Nitekim, Danıştay İdari Dava Daireleri Kurulu'nun, Baronun açtığı başka bir davada … tarih ve E:…, K:… sayılı kararıyla; hukukun üstünlüğünü ve insan haklarını savunmakla görevli bulunan Baronun, dava konusu Yönetmelik hükümleri ile Anayasanın eşitlik ilkesinin, kişinin dokunulmazlığı ilkesinin, özel hayatın gizliliği ilkesinin, kanunsuz suç ve ceza olamayacağı ilkesinin, temel hak ve özgürlüklerin ancak Yasayla sınırlanabileceği ilkesinin ihlal edildiğini, öğrenim özgürlüğünün engellendiğini öne sürerek bakılan davayı açtığı göz önünde bulundurulduğunda, iptalini istediği Yönetmelik hükümleri ile menfaat ilgisinin bulunduğunun açık olduğu gerekçesiyle davacının dava açma ehliyetinin bulunduğu kabul edilmiştir.
Dava açma ehliyeti, davanın esasının incelenebilmesinin ön koşuludur. Bu aşamada davacı iddialarının hukuken doğru olup olmadığı yönünde bir değerlendirme yapılamaz. Davada menfaat ihlalinin olup olmadığının saptanabilmesi için, öncelikle davacının iddialarına bakılması gerekmektedir.

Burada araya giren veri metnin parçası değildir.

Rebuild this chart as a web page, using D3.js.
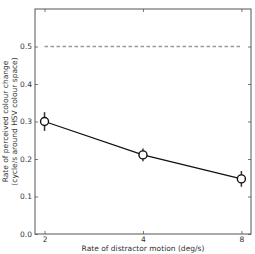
<!DOCTYPE html>
<html>
<head>
<meta charset="utf-8">
<script src="https://cdn.jsdelivr.net/npm/d3@7"></script>
<style>
body { margin: 0; background: #fff; }
text { font-family: "DejaVu Sans", sans-serif; }
</style>
</head>
<body>
<script>
const speeds = [2, 4, 8];
const rates = [0.30, 0.211, 0.147];
const errors = [0.025, 0.017, 0.021];
const chance = 0.5;
const yTicks = [0.0, 0.1, 0.2, 0.3, 0.4, 0.5];

const margin = { top: 9, right: 4, bottom: 20, left: 35 };
const width = 255 - margin.left - margin.right;
const height = 254 - margin.top - margin.bottom;

const svg = d3.select("body")
    .append("svg")
    .attr("width", 255)
    .attr("height", 254)
    .append("g")
    .attr("transform", `translate(${margin.left},${margin.top})`);

const x = d3.scaleLog().base(2)
    .domain([1.87, 8.56])
    .range([0, width]);

const y = d3.scaleLinear()
    .domain([0, 0.6])
    .range([height, 0]);

const axisColor = "#555";

// frame
svg.append("rect")
    .attr("width", width)
    .attr("height", height)
    .attr("fill", "none")
    .attr("stroke", axisColor)
    .attr("stroke-width", 1);

// ticks (inward, on all sides)
const tickLen = 3;
const axBottom = svg.append("g")
    .attr("transform", `translate(0,${height})`)
    .call(d3.axisBottom(x).tickValues(speeds).tickFormat(d3.format("d")).tickSizeInner(-tickLen).tickSizeOuter(0).tickPadding(2.5));
const axTop = svg.append("g")
    .call(d3.axisTop(x).tickValues(speeds).tickFormat("").tickSizeInner(-tickLen).tickSizeOuter(0));
const axLeft = svg.append("g")
    .call(d3.axisLeft(y).tickValues(yTicks).tickFormat(d3.format(".1f")).tickSizeInner(-tickLen).tickSizeOuter(0).tickPadding(3));
const axRight = svg.append("g")
    .attr("transform", `translate(${width},0)`)
    .call(d3.axisRight(y).tickValues(yTicks).tickFormat("").tickSizeInner(-tickLen).tickSizeOuter(0));

[axBottom, axTop, axLeft, axRight].forEach(g => {
    g.select(".domain").remove();
    g.selectAll("line").attr("stroke", axisColor).attr("stroke-width", 0.8);
    g.selectAll("text").attr("fill", "#333").style("font-size", "7.5px");
});

// chance line
svg.append("line")
    .attr("x1", x(speeds[0]))
    .attr("x2", x(speeds[speeds.length - 1]))
    .attr("y1", y(chance))
    .attr("y2", y(chance))
    .attr("stroke", "#999")
    .attr("stroke-width", 1.3)
    .attr("stroke-dasharray", "3.5,2.5");

const data = speeds.map((s, i) => ({ s: s, r: rates[i], e: errors[i] }));

// data line
svg.append("path")
    .datum(data)
    .attr("fill", "none")
    .attr("stroke", "#111")
    .attr("stroke-width", 1.3)
    .attr("d", d3.line().x(d => x(d.s)).y(d => y(d.r)));

// error bars
svg.append("g")
    .selectAll("line")
    .data(data)
    .enter().append("line")
    .attr("x1", d => x(d.s))
    .attr("x2", d => x(d.s))
    .attr("y1", d => y(d.r - d.e))
    .attr("y2", d => y(d.r + d.e))
    .attr("stroke", "#333")
    .attr("stroke-width", 1.5);

// markers
svg.append("g")
    .selectAll("circle")
    .data(data)
    .enter().append("circle")
    .attr("cx", d => x(d.s))
    .attr("cy", d => y(d.r))
    .attr("r", 4)
    .attr("fill", "#fff")
    .attr("stroke", "#111")
    .attr("stroke-width", 1.4);

// axis labels
svg.append("text")
    .attr("x", width / 2)
    .attr("y", height + 17)
    .attr("text-anchor", "middle")
    .attr("fill", "#333")
    .style("font-size", "7.5px")
    .text("Rate of distractor motion (deg/s)");

const ylab = svg.append("text")
    .attr("transform", `translate(${-27},${height / 2}) rotate(-90)`)
    .attr("text-anchor", "middle")
    .attr("fill", "#333")
    .style("font-size", "7.5px");
ylab.append("tspan").attr("x", 0).attr("dy", 0).text("Rate of perceived colour change");
ylab.append("tspan").attr("x", 0).attr("dy", "9").text("(cycle/s around HSV colour space)");
</script>
</body>
</html>
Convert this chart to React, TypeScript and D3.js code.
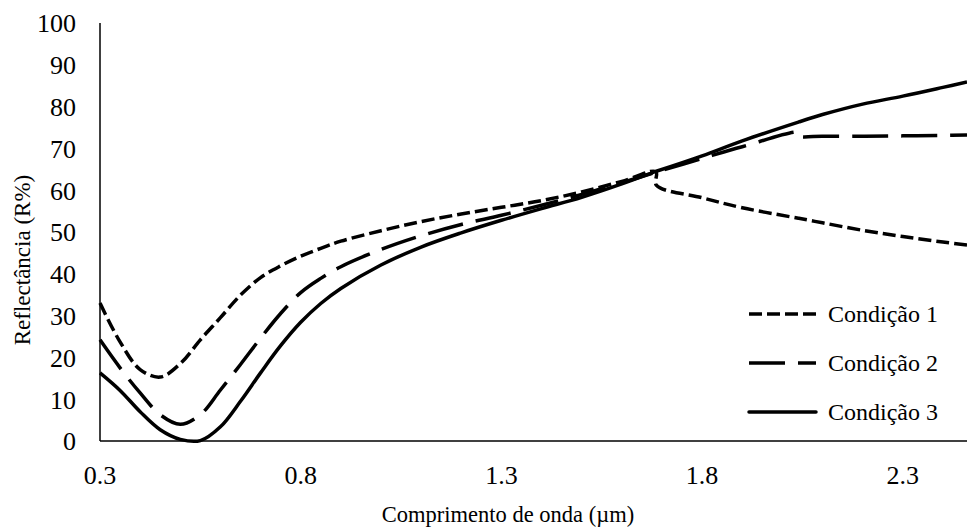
import React from 'react'
import * as d3 from 'd3'

// wavelength (µm) shared by all three curves; close pairs of points mark the jumps
const wavelength = [0.3, 0.35, 0.4, 0.45, 0.5, 0.55, 0.6, 0.65, 0.7, 0.75, 0.8, 0.85, 0.9, 1.0, 1.1, 1.2, 1.3, 1.4, 1.5, 1.6, 1.685, 1.686, 1.8, 1.9, 2.04, 2.041, 2.1, 2.2, 2.3, 2.4, 2.46]

const condicao1 = [33, 23.7, 17.1, 15.3, 18.5, 24.2, 29.5, 34.9, 39.1, 41.9, 44.2, 46.1, 47.8, 50.3, 52.5, 54.3, 55.9, 57.5, 59.6, 62.1, 64.4, 61.2, 58.2, 55.8, 53.3, 53.28, 52.2, 50.4, 48.9, 47.6, 46.9]
const condicao2 = [24.2, 17.5, 11.5, 6.3, 4.0, 6.3, 12.2, 18.3, 24.6, 30.5, 35.5, 38.9, 41.7, 45.8, 49.1, 51.8, 54, 56.4, 59, 61.8, 64.3, 64.33, 67.6, 70.4, 73.8, 73.0, 72.9, 72.9, 73, 73.1, 73.2]
const condicao3 = [16.3, 12.1, 7, 2.7, 0.4, 0.1, 3.4, 9.5, 16.3, 22.8, 28.4, 32.9, 36.5, 42.1, 46.4, 49.8, 52.8, 55.6, 58.3, 61.5, 64.5, 64.53, 68.2, 71.8, 76.3, 76.33, 78.1, 80.6, 82.5, 84.6, 85.9]

const seriesNames = ['Condição 1', 'Condição 2', 'Condição 3']
const xTicks = [0.3, 0.8, 1.3, 1.8, 2.3]
const yTicks = [0, 10, 20, 30, 40, 50, 60, 70, 80, 90, 100]

const W = 967
const H = 527
const FONT = '"Liberation Serif", "DejaVu Serif", "Times New Roman", serif'

const App = () => {
  const x = d3.scaleLinear().domain([0.3, 2.46]).range([100, 967])
  const y = d3.scaleLinear().domain([0, 100]).range([441, 23])

  const line = d3.line<[number, number]>()
    .x(d => x(d[0]))
    .y(d => y(d[1]))
    .curve(d3.curveCatmullRom.alpha(0.5))

  const allSeries = [condicao1, condicao2, condicao3]
  // dash styles: short dash, long dash, solid
  const dashes = ['13,5', '36,13', null]

  return (
    <svg width={W} height={H} style={{position: 'absolute', left: 0, top: 0, background: '#fff'}}>
      {/* axes */}
      <line x1={x(0.3)} x2={x(0.3)} y1={y(100)} y2={y(0)} stroke="#000" strokeWidth={1.5} />
      <line x1={x(0.3)} x2={W} y1={y(0)} y2={y(0)} stroke="#000" strokeWidth={1.5} />

      {yTicks.map(t => (
        <text key={'y' + t} x={76} y={y(t)} dy="0.36em" textAnchor="end"
          fontFamily={FONT} fontSize={26} fill="#000">{t}</text>
      ))}
      {xTicks.map(t => (
        <text key={'x' + t} x={x(t)} y={484} textAnchor="middle"
          fontFamily={FONT} fontSize={26} fill="#000">{t.toFixed(1)}</text>
      ))}

      <text x={508} y={522} textAnchor="middle" fontFamily={FONT} fontSize={22.5} fill="#000">
        Comprimento de onda (µm)
      </text>
      <text transform="translate(30, 260) rotate(-90)" textAnchor="middle"
        fontFamily={FONT} fontSize={23} fill="#000">
        Reflectância (R%)
      </text>

      {/* curves */}
      {allSeries.map((vals, i) => (
        <path key={'s' + i}
          d={line(wavelength.map((w, j) => [w, vals[j]] as [number, number])) || ''}
          fill="none" stroke="#000" strokeWidth={3.5}
          strokeDasharray={dashes[i] || undefined}
          strokeLinejoin="round" />
      ))}

      {/* legend */}
      {seriesNames.map((name, i) => {
        const ly = 314 + i * 49
        return (
          <g key={'l' + i}>
            <line x1={749} x2={816} y1={ly} y2={ly} stroke="#000" strokeWidth={3.5}
              strokeDasharray={dashes[i] || undefined}
              strokeLinecap={dashes[i] ? 'butt' : 'round'} />
            <text x={828} y={ly} dy="0.34em" fontFamily={FONT} fontSize={24} fill="#000">{name}</text>
          </g>
        )
      })}
    </svg>
  )
}

export default App
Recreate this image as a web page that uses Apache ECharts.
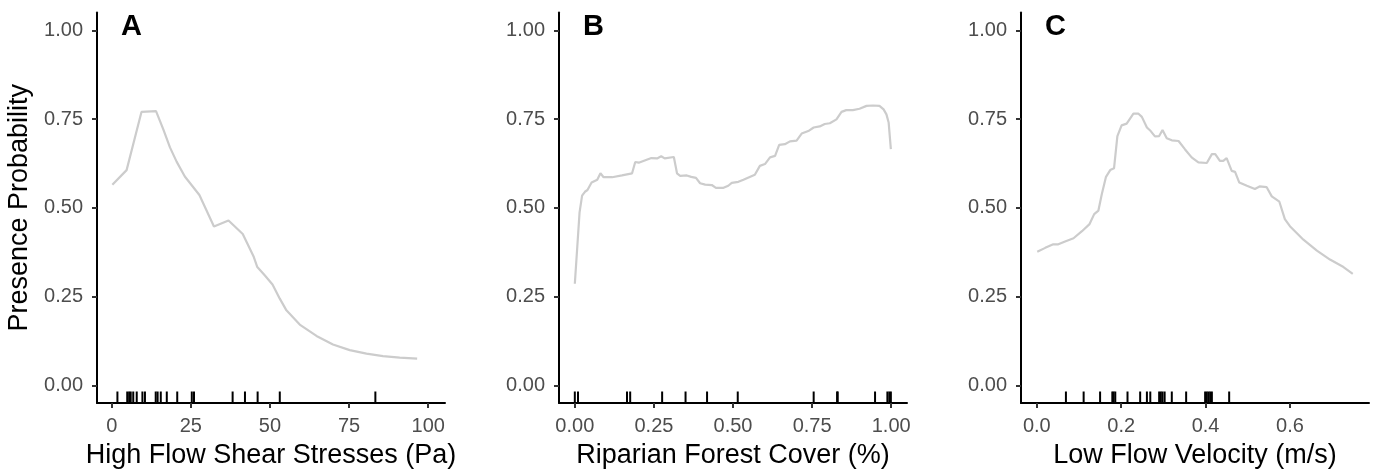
<!DOCTYPE html>
<html>
<head>
<meta charset="utf-8">
<script src="https://cdn.jsdelivr.net/npm/echarts@6/dist/echarts.min.js"></script>
<style>
html,body{margin:0;padding:0;background:#fff;}
#chart{width:1374px;height:474px;}
</style>
</head>
<body>
<div id="chart"></div>
<script>
// ---- Data ----
const panelLabels = ['A', 'B', 'C'];
const xTitles = ['High Flow Shear Stresses (Pa)', 'Riparian Forest Cover (%)', 'Low Flow Velocity (m/s)'];
const yTitle = 'Presence Probability';
const yTicks = [0, 0.25, 0.5, 0.75, 1];
const xTicksA = [0, 25, 50, 75, 100];
const xTicksB = [0, 0.25, 0.5, 0.75, 1];
const xTicksC = [0, 0.2, 0.4, 0.6];

const xA = [0.2, 4.7, 9.4, 14.0, 16.3, 18.4, 20.5, 23.1, 27.7, 32.3, 36.9, 41.4, 44.9, 46.0, 48.4, 50.8, 53.1, 55.2, 59.4, 64.7, 69.9, 75.2, 80.5, 85.7, 91.0, 96.5];
const yA = [0.565, 0.606, 0.770, 0.772, 0.721, 0.670, 0.630, 0.588, 0.536, 0.447, 0.464, 0.426, 0.361, 0.333, 0.309, 0.284, 0.244, 0.211, 0.171, 0.139, 0.115, 0.099, 0.089, 0.082, 0.078, 0.075];

const xB = [0.0, 0.008, 0.015, 0.023, 0.032, 0.040, 0.053, 0.071, 0.081, 0.091, 0.118, 0.149, 0.181, 0.191, 0.202, 0.223, 0.242, 0.260, 0.273, 0.284, 0.313, 0.323, 0.333, 0.354, 0.368, 0.383, 0.396, 0.412, 0.433, 0.446, 0.470, 0.485, 0.496, 0.517, 0.533, 0.569, 0.585, 0.601, 0.617, 0.633, 0.646, 0.664, 0.680, 0.701, 0.717, 0.738, 0.755, 0.774, 0.790, 0.806, 0.827, 0.843, 0.858, 0.879, 0.900, 0.922, 0.942, 0.963, 0.976, 0.985, 0.992, 0.999];
const yB = [0.286, 0.393, 0.487, 0.534, 0.545, 0.550, 0.571, 0.579, 0.597, 0.586, 0.586, 0.591, 0.597, 0.629, 0.627, 0.634, 0.640, 0.639, 0.645, 0.639, 0.643, 0.597, 0.590, 0.591, 0.587, 0.584, 0.569, 0.565, 0.564, 0.556, 0.556, 0.562, 0.570, 0.573, 0.579, 0.593, 0.618, 0.623, 0.642, 0.646, 0.677, 0.679, 0.687, 0.689, 0.709, 0.716, 0.726, 0.729, 0.736, 0.738, 0.749, 0.770, 0.775, 0.775, 0.779, 0.787, 0.788, 0.787, 0.777, 0.763, 0.740, 0.665];

const xC = [0.001, 0.020, 0.039, 0.051, 0.067, 0.087, 0.107, 0.125, 0.136, 0.146, 0.154, 0.164, 0.174, 0.183, 0.191, 0.201, 0.213, 0.229, 0.241, 0.249, 0.261, 0.270, 0.280, 0.290, 0.298, 0.308, 0.320, 0.336, 0.351, 0.367, 0.383, 0.403, 0.415, 0.423, 0.434, 0.442, 0.450, 0.462, 0.470, 0.480, 0.498, 0.517, 0.528, 0.545, 0.557, 0.575, 0.588, 0.600, 0.632, 0.664, 0.695, 0.727, 0.749];
const yC = [0.376, 0.387, 0.397, 0.397, 0.405, 0.414, 0.434, 0.454, 0.482, 0.492, 0.538, 0.587, 0.606, 0.611, 0.702, 0.732, 0.737, 0.765, 0.765, 0.756, 0.726, 0.716, 0.701, 0.702, 0.719, 0.696, 0.690, 0.688, 0.665, 0.642, 0.628, 0.626, 0.651, 0.651, 0.632, 0.632, 0.640, 0.604, 0.601, 0.571, 0.562, 0.553, 0.560, 0.558, 0.532, 0.517, 0.468, 0.448, 0.410, 0.379, 0.354, 0.333, 0.314];

const rugA = [1.8, 4.9, 5.5, 6.0, 6.8, 7.9, 9.7, 10.5, 13.9, 14.5, 15.5, 17.4, 20.7, 25.3, 26.0, 38.2, 42.1, 46.1, 53.1, 83.3];
const rugB = [0.0, 0.01, 0.165, 0.175, 0.276, 0.35, 0.418, 0.515, 0.755, 0.829, 0.831, 0.949, 0.988, 0.994, 0.999];
const rugC = [0.069, 0.111, 0.150, 0.179, 0.182, 0.186, 0.215, 0.245, 0.261, 0.269, 0.290, 0.294, 0.298, 0.303, 0.320, 0.354, 0.399, 0.403, 0.407, 0.411, 0.415, 0.456];

// ---- Layout ----
const FONT = '"Liberation Sans", Arial, Helvetica, sans-serif';
const gridLefts = [97, 559, 1021];
const gridW = 348, gridTop = 12.5, gridH = 392;
const xRanges = [[-4.65, 105.3], [-0.05, 1.05], [-0.0375, 0.7875]];
const xTickSets = [xTicksA, xTicksB, xTicksC];
const xFormat = [v => String(Math.round(v)), v => v.toFixed(2), v => v.toFixed(1)];
const curves = [[xA, yA], [xB, yB], [xC, yC]];
const rugs = [rugA, rugB, rugC];

const grids = [], xAxes = [], yAxes = [], series = [], graphics = [];
for (let i = 0; i < 3; i++) {
  grids.push({left: gridLefts[i], top: gridTop, width: gridW, height: gridH, containLabel: false});
  xAxes.push({
    type: 'value', gridIndex: i, min: xRanges[i][0], max: xRanges[i][1],
    axisLine: {show: true, onZero: false, lineStyle: {color: '#000', width: 2}},
    axisTick: {show: true, length: 5, lineStyle: {color: '#333', width: 2}, customValues: xTickSets[i]},
    axisLabel: {customValues: xTickSets[i], formatter: xFormat[i], color: '#4d4d4d', fontSize: 20, fontFamily: FONT, margin: 13},
    splitLine: {show: false},
    name: xTitles[i], nameLocation: 'middle', nameGap: 39,
    nameTextStyle: {color: '#000', fontSize: 27, fontFamily: FONT}
  });
  yAxes.push({
    type: 'value', gridIndex: i, min: -0.05, max: 1.05,
    axisLine: {show: true, onZero: false, lineStyle: {color: '#000', width: 2}},
    axisTick: {show: true, length: 5, lineStyle: {color: '#333', width: 2}, customValues: yTicks},
    axisLabel: {customValues: yTicks, formatter: v => v.toFixed(2), color: '#4d4d4d', fontSize: 20, fontFamily: FONT, margin: 14},
    splitLine: {show: false},
    name: i === 0 ? yTitle : '', nameLocation: 'middle', nameGap: 64,
    nameTextStyle: {color: '#000', fontSize: 27, fontFamily: FONT}
  });
  const [xs, ys] = curves[i];
  series.push({
    type: 'line', xAxisIndex: i, yAxisIndex: i, showSymbol: false, silent: true,
    data: xs.map((x, k) => [x, ys[k]]),
    lineStyle: {color: '#cccccc', width: 2.2}
  });
  series.push({
    type: 'custom', xAxisIndex: i, yAxisIndex: i, silent: true,
    data: rugs[i].map(x => [x, -0.05]),
    encode: {x: 0, y: 1},
    renderItem: (params, api) => {
      const p = api.coord([api.value(0), -0.05]);
      return {type: 'line', shape: {x1: p[0], y1: p[1], x2: p[0], y2: p[1] - 11.5},
              style: {stroke: '#000', lineWidth: 2}};
    }
  });
  graphics.push({
    type: 'text', left: gridLefts[i] + 24, top: 12,
    style: {text: panelLabels[i], fill: '#000', font: 'bold 29px ' + FONT}
  });
}

const chart = echarts.init(document.getElementById('chart'), null, {renderer: 'canvas'});
chart.setOption({
  animation: false,
  backgroundColor: '#fff',
  grid: grids, xAxis: xAxes, yAxis: yAxes, series: series, graphic: graphics
});
</script>
</body>
</html>
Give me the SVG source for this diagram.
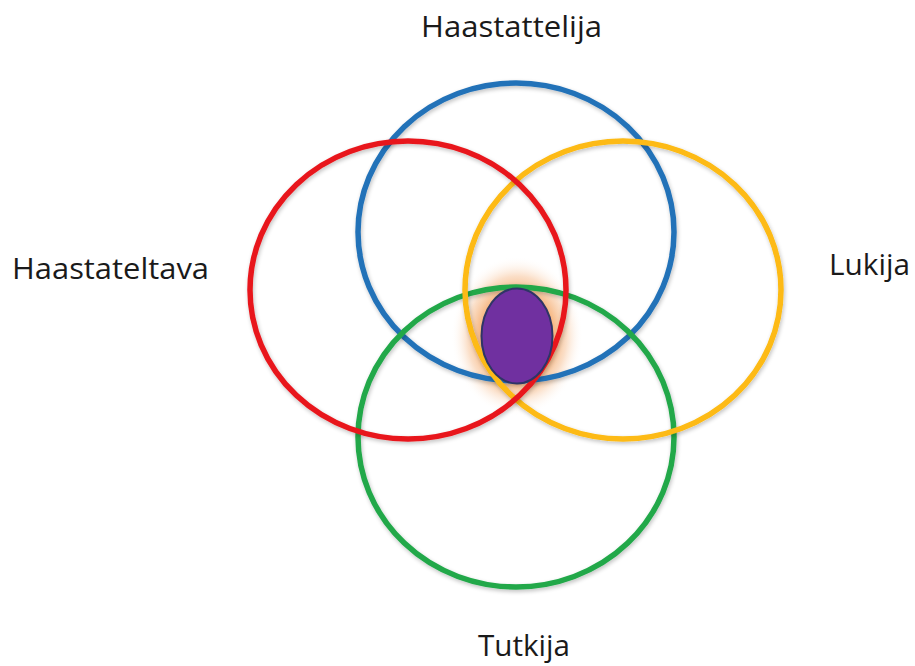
<svg xmlns="http://www.w3.org/2000/svg" width="915" height="666" viewBox="0 0 915 666">
<defs>
<style>
.ring{fill:none;stroke-width:5.5;filter:url(#sh)}
.lbl{font-family:"Open Sans","Liberation Sans",sans-serif;font-size:30px;fill:#1a1a1a}
</style>
<filter id="sh" x="-10%" y="-10%" width="120%" height="120%">
<feGaussianBlur in="SourceAlpha" stdDeviation="2"/>
<feOffset dx="1" dy="2" result="b"/>
<feComponentTransfer><feFuncA type="linear" slope="0.25"/></feComponentTransfer>
<feMerge><feMergeNode/><feMergeNode in="SourceGraphic"/></feMerge>
</filter>
<radialGradient id="glow">
<stop offset="0.5" stop-color="#F4A460" stop-opacity="0.95"/>
<stop offset="0.75" stop-color="#F7C49A" stop-opacity="0.55"/>
<stop offset="1" stop-color="#FFFFFF" stop-opacity="0"/>
</radialGradient>
</defs>
<rect width="915" height="666" fill="#fff"/>
<g id="glow-bg"><ellipse cx="517" cy="336" rx="66" ry="80" fill="url(#glow)"/></g>
<g id="nodes">
<g id="haastattelija"><ellipse class="ring" cx="516" cy="232" rx="158" ry="149" stroke="#2372B8"/></g>
<g id="tutkija"><ellipse class="ring" cx="516" cy="437" rx="158" ry="150" stroke="#21A84A"/></g>
<g id="lukija"><ellipse class="ring" cx="623" cy="290" rx="158" ry="149" stroke="#FDBA12"/></g>
<g id="haastateltava"><ellipse class="ring" cx="408" cy="290" rx="158" ry="149" stroke="#E8161B"/></g>
<g id="center"><ellipse cx="517" cy="336" rx="35.5" ry="47.5" fill="#7030A0" stroke="#2E3566" stroke-width="2"/></g>
</g>
<g id="connectors"/>
<g id="labels">
<text class="lbl" x="421" y="37" textLength="181" lengthAdjust="spacingAndGlyphs">Haastattelija</text>
<text class="lbl" x="12" y="279" textLength="197" lengthAdjust="spacingAndGlyphs">Haastateltava</text>
<text class="lbl" x="829" y="275" textLength="81" lengthAdjust="spacingAndGlyphs">Lukija</text>
<text class="lbl" x="478" y="656" textLength="92" lengthAdjust="spacingAndGlyphs">Tutkija</text>
</g>
</svg>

28/03/2020 tarih ve 31082 sayılı Resmi Gazete'de yayımlanan Mersin ili, Akdeniz ilçesinde bulunan ve sınırları karara ekli haritada gösterilen alanın 4737 sayılı Endüstri Bölgeleri Kanunu'nun 4/Ç maddesi gereğince Toros Tarım Sanayi ve Ticaret Anonim Şirketi Mersin Özel Endüstri Bölgesi olarak ilan edilmesine ilişkin 27/03/2020 tarih ve 2318 sayılı Cumhurbaşkanı kararının iptali istemiyle açılan davaya ait dilekçede ileri sürülen hukuka aykırılık nedenleri de dikkate alındığında, toplumun genelini ilgilendiren bu düzenleyici işleme karşı Baro tarafından açılan davanın, genel kamu yararı ve düzeni ile ilgili bulunduğu açıktır.
Hukukun üstünlüğünü koruma görevi ve yükümlülüğü bulunan davacı baronun, düzenlemenin değinilen niteliği de dikkate alındığında dava açma ehliyeti bulunduğundan, işin esasının incelenmesi suretiyle karar verilmesi gerektiği görüşüyle aksi yöndeki çoğunluk kararına katılmıyorum.